Typical Specifications and Price Ranges
Current recommended specs for mainstream CAD work cluster around a few common benchmarks. SOLIDWORKS 2026, for example, requires a 64-bit processor, recommends 32 GB of RAM (16 GB minimum), certified professional graphics, and SSD storage. Other major CAD platforms land in a similar range, with more demanding applications like simulation and rendering pushing toward 64 GB or more of RAM.
Entry-level CAD workstations start around $2,500 and typically include a single workstation-class processor with eight cores, 32 GB of ECC RAM, a certified professional GPU, and NVMe SSD storage. These handle 2D drafting and moderately complex 3D modeling without issue.
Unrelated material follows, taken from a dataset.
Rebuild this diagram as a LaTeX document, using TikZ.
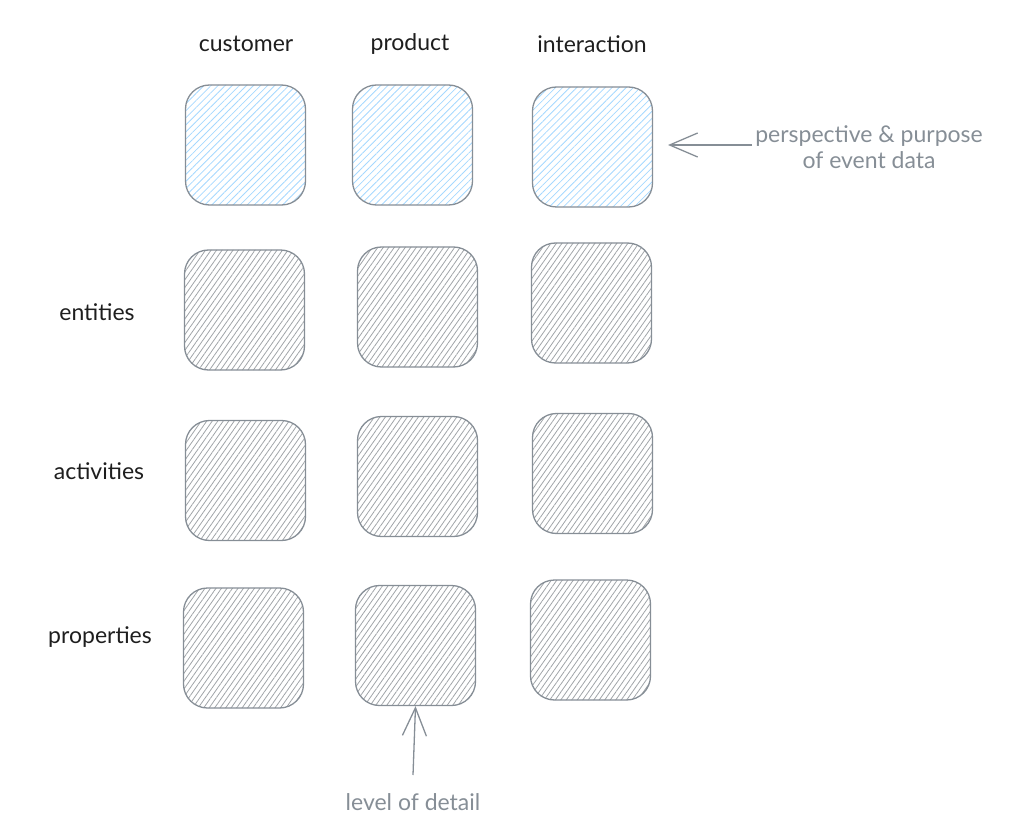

Mid-range systems in the $3,500 to $6,000 range add higher core counts, more RAM (64 GB is common), and a more powerful GPU for handling large assemblies and real-time rendering. High-end workstations exceed $10,000 and can reach well beyond that, featuring dual processors, 128 GB or more of RAM, and top-tier professional graphics cards. These are built for simulation, computational fluid dynamics, or rendering workflows where processing time directly translates to project cost.
Scalability Sets Workstations Apart
Unlike consumer PCs, workstations are designed to grow with your needs. Most components are interchangeable: you can add RAM, swap the GPU, or even upgrade the processor without replacing the entire machine. This modularity means a workstation purchased today can stay productive for five to seven years with incremental upgrades, while a consumer PC with soldered components is essentially frozen at its original specification.
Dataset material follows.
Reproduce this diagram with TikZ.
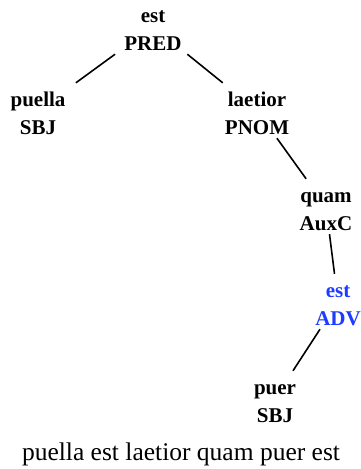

Workstations are also built for sustained operation. They use higher-quality power supplies, better cooling systems, and components rated for continuous use. A consumer PC might handle a two-hour rendering job, but a workstation is designed to run simulations or batch renders for days at a time without thermal throttling or stability issues. For professionals whose livelihood depends on their computer finishing complex tasks reliably, that durability is the core value proposition of a workstation over a regular desktop.